On quickly to my quibbles:

1. Citing Lyotard’s definition of POMO as “incredulity toward metanarratives” certainly puts the stress on the challenges to belief that happen when POMO works its magic upon the magniloquent stasis of Modernism. But POMO does make its own contours hard to pin down; it seems more like a detonation, an act of undoing. What comes ''after'' deconstruction? Is it possible to build, to have any foothold from which to proceed?

2. Basically POMO is epistemological dynamite in Pandora’s enticing box. It opens the door to pluralities of modes of thinking, but what if some of these modes return to earlier forms of totalitarianism?

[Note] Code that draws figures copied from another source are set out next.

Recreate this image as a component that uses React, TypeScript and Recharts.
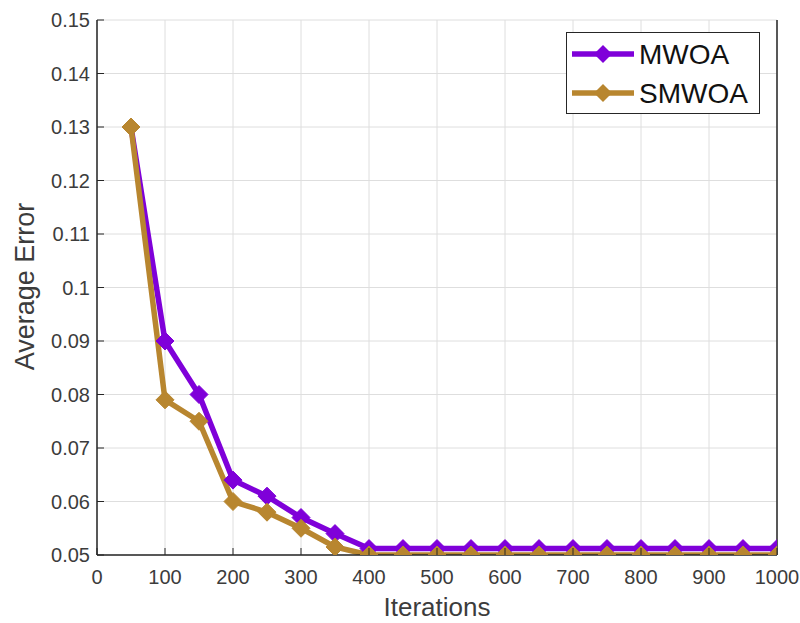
import React from 'react';
import { LineChart, Line, XAxis, YAxis, CartesianGrid } from 'recharts';

const iterations = [50, 100, 150, 200, 250, 300, 350, 400, 450, 500, 550, 600, 650, 700, 750, 800, 850, 900, 950, 1000];
const mwoa = [0.13, 0.09, 0.08, 0.064, 0.061, 0.057, 0.054, 0.0512, 0.0512, 0.0512, 0.0512, 0.0512, 0.0512, 0.0512, 0.0512, 0.0512, 0.0512, 0.0512, 0.0512, 0.0512];
const smwoa = [0.13, 0.079, 0.075, 0.06, 0.058, 0.055, 0.0515, 0.05, 0.05, 0.05, 0.05, 0.05, 0.05, 0.05, 0.05, 0.05, 0.05, 0.05, 0.05, 0.05];
const xTicks = [0, 100, 200, 300, 400, 500, 600, 700, 800, 900, 1000];
const yTicks = [0.05, 0.06, 0.07, 0.08, 0.09, 0.1, 0.11, 0.12, 0.13, 0.14, 0.15];
const seriesNames = ['MWOA', 'SMWOA'];

const data = iterations.map((it, i) => ({ it, MWOA: mwoa[i], SMWOA: smwoa[i] }));

const PURPLE = '#7F00D9';
const GOLD = '#B8862F';
const TEXT = '#3c3c3c';
const FONT = '"Liberation Sans", Arial, Helvetica, sans-serif';

const W = 800;
const H = 623;
const LEFT = 97;
const TOP = 20;
const RIGHT = 23;
const BOTTOM = 68;

const Diamond = (color: string) => (props: any) => {
  const { cx, cy, index } = props;
  if (cx == null || cy == null) return <g key={index} />;
  const r = 9;
  return (
    <polygon
      key={index}
      points={`${cx},${cy - r} ${cx + r},${cy} ${cx},${cy + r} ${cx - r},${cy}`}
      fill={color}
      stroke={color}
      strokeWidth={1}
    />
  );
};

const fmt = (v: number) => String(Number(v.toFixed(2)));

const BottomTick = (props: any) => {
  const { x, payload } = props;
  const axisY = H - BOTTOM;
  return (
    <g>
      <line x1={x} x2={x} y1={axisY} y2={axisY - 7} stroke="#262626" strokeWidth={1} />
      <text x={x} y={axisY + 29} textAnchor="middle" fontSize={20} fill={TEXT} fontFamily={FONT}>
        {payload.value}
      </text>
    </g>
  );
};

const TopTick = (props: any) => {
  const { x } = props;
  return <line x1={x} x2={x} y1={TOP} y2={TOP + 7} stroke="#262626" strokeWidth={1} />;
};

const LeftTick = (props: any) => {
  const { y, payload } = props;
  return (
    <g>
      <line x1={LEFT} x2={LEFT + 7} y1={y} y2={y} stroke="#262626" strokeWidth={1} />
      <text x={LEFT - 7} y={y + 7} textAnchor="end" fontSize={20} fill={TEXT} fontFamily={FONT}>
        {fmt(payload.value)}
      </text>
    </g>
  );
};

const RightTick = (props: any) => {
  const { y } = props;
  const ax = W - RIGHT;
  return <line x1={ax} x2={ax - 7} y1={y} y2={y} stroke="#262626" strokeWidth={1} />;
};

const XTitle = () => {
  return (
    <text x={LEFT + (W - LEFT - RIGHT) / 2} y={H - 7} textAnchor="middle" fontSize={26} fill={TEXT} fontFamily={FONT}>
      Iterations
    </text>
  );
};

const YTitle = () => {
  const cy = TOP + (H - TOP - BOTTOM) / 2;
  return (
    <text x={0} y={0} transform={`translate(34, ${cy - 1}) rotate(-90)`} textAnchor="middle" fontSize={27} fill={TEXT} fontFamily={FONT}>
      Average Error
    </text>
  );
};

const LegendBox = () => {
  const colors = [PURPLE, GOLD];
  return (
    <svg width={195} height={83} style={{ display: 'block' }}>
      <rect x={0.5} y={0.5} width={193} height={81} fill="#ffffff" stroke="#262626" strokeWidth={1} />
      {seriesNames.map((name, i) => {
        const cy = 22 + i * 39;
        const c = colors[i];
        return (
          <g key={name}>
            <line x1={6} x2={68} y1={cy} y2={cy} stroke={c} strokeWidth={5.5} />
            <polygon points={`37,${cy - 9} 46,${cy} 37,${cy + 9} 28,${cy}`} fill={c} />
            <text x={73} y={cy + 10} fontSize={28} fill="#111111" fontFamily={FONT}>
              {name}
            </text>
          </g>
        );
      })}
    </svg>
  );
};

export default function App() {
  return (
    <div style={{ position: 'absolute', left: 0, top: 0, width: W, height: H, background: '#ffffff' }}>
      <LineChart width={W} height={H} data={data} margin={{ top: TOP, right: 0, left: 0, bottom: 0 }}>
        <CartesianGrid xAxisId="b" yAxisId="l" stroke="#dedede" strokeWidth={1} horizontal vertical />
        <XAxis
          xAxisId="b"
          dataKey="it"
          type="number"
          domain={[0, 1000]}
          ticks={xTicks}
          orientation="bottom"
          height={BOTTOM}
          axisLine={{ stroke: '#262626', strokeWidth: 1.5 }}
          tickLine={false}
          tickSize={0}
          tick={<BottomTick />}
          interval={0}
          allowDataOverflow
          label={<XTitle />}
        />
        <XAxis
          xAxisId="t"
          dataKey="it"
          type="number"
          domain={[0, 1000]}
          ticks={xTicks}
          orientation="top"
          height={0}
          axisLine={{ stroke: '#262626', strokeWidth: 1.5 }}
          tickLine={false}
          tickSize={0}
          tick={<TopTick />}
          interval={0}
        />
        <YAxis
          yAxisId="l"
          type="number"
          domain={[0.05, 0.15]}
          ticks={yTicks}
          orientation="left"
          width={LEFT}
          axisLine={{ stroke: '#262626', strokeWidth: 1.5 }}
          tickLine={false}
          tickSize={0}
          tick={<LeftTick />}
          interval={0}
          allowDataOverflow
          label={<YTitle />}
        />
        <YAxis
          yAxisId="r"
          type="number"
          domain={[0.05, 0.15]}
          ticks={yTicks}
          orientation="right"
          width={RIGHT}
          axisLine={{ stroke: '#262626', strokeWidth: 1.5 }}
          tickLine={false}
          tickSize={0}
          tick={<RightTick />}
          interval={0}
        />
        <Line
          xAxisId="b"
          yAxisId="l"
          type="linear"
          dataKey="MWOA"
          stroke={PURPLE}
          strokeWidth={5.5}
          dot={Diamond(PURPLE)}
          activeDot={false}
          isAnimationActive={false}
        />
        <Line
          xAxisId="b"
          yAxisId="l"
          type="linear"
          dataKey="SMWOA"
          stroke={GOLD}
          strokeWidth={5.5}
          dot={Diamond(GOLD)}
          activeDot={false}
          isAnimationActive={false}
        />
      </LineChart>
      <div style={{ position: 'absolute', left: 566, top: 32 }}>
        <LegendBox />
      </div>
    </div>
  );
}
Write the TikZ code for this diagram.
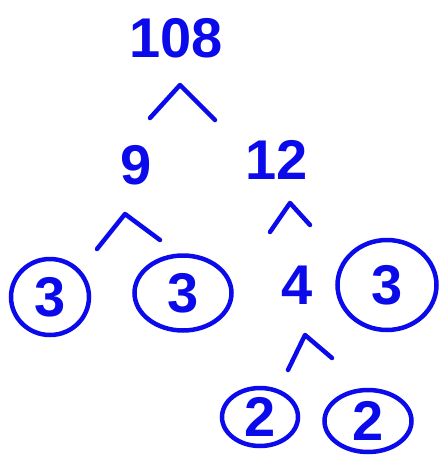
\documentclass[tikz,border=0pt]{standalone}
\usepackage{fontspec}
\setmainfont{Liberation Sans}
\usetikzlibrary{positioning, shapes.geometric}
\definecolor{inkblue}{RGB}{10,10,235}

\begin{document}
\begin{tikzpicture}[
    x=1pt, y=-1pt,
    num/.style={text=inkblue, font=\fontsize{56}{60}\selectfont\bfseries, inner sep=0pt},
    ring/.style={num, draw=inkblue, ellipse, line width=4.5pt, minimum width=#1},
    ring/.default=80pt,
    caret/.style={draw=inkblue, line width=4.5pt, line cap=round, line join=round},
]
\useasboundingbox (0,0) rectangle (445,456);

% Factors
\node[num]                               (n108) at (176,38)  {108};
\node[num]                               (n9)   at (136,165) {9};
\node[num]                               (n12)  at (277,160) {12};
\node[ring=78pt, minimum height=76pt]    (a3)   at (50,297)  {3};
\node[ring=97pt, minimum height=75pt]    (b3)   at (183,293) {3};
\node[num]                               (n4)   at (297,285) {4};
\node[ring=99pt, minimum height=90pt]    (c3)   at (387,285) {3};
\node[ring=76pt, minimum height=58pt]    (a2)   at (260,417) {2};
\node[ring=87pt, minimum height=62pt]    (b2)   at (368,421) {2};

% Branch marks
\draw[caret] (150,118) -- (180,85)  -- (215,120);
\draw[caret] (97,249)  -- (125,214) -- (160,240);
\draw[caret] (270,232) -- (290,203) -- (310,225);
\draw[caret] (288,370) -- (305,335) -- (332,358);
\end{tikzpicture}
\end{document}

3. The POMO fondness for bricolage seems to put every bit of creative work ever made on the same plane, and then excuse itself from having any other relation to all of it except one of formal re-arrangement. The seeming abdication of all judgment of value makes one think that much POMO art, at any rate, will have a very short lifespan.

4. There is stated in various ways throughout the text the possibility for a remnant of rigor, of sound judgment, after all the props of modernism – the text, the reader, the author, etc. – have been removed. But this seems more like a wish – a desideratum – than like something conclusively shown. If one puts it all back on the audience – if one says, e.g., "the better reading will be the one that persuades more people of its validity," one shifts to a rhetorical reality in which it can become dizzyingly unclear whether an interpretation thrives because it is closer to what many others agree is accurate, or because the interpreter happens to speak well, and wears a nice tie. (This is probably just a clumsy restatement of David Weinberger's question for AKMA.)

These and more are, of course, the sorts of issues that POMO raises whenever its Modern critics get their Apollonian dander up. That doesn't make the issues any less urgent.

At the very least, there’s room for a sequel.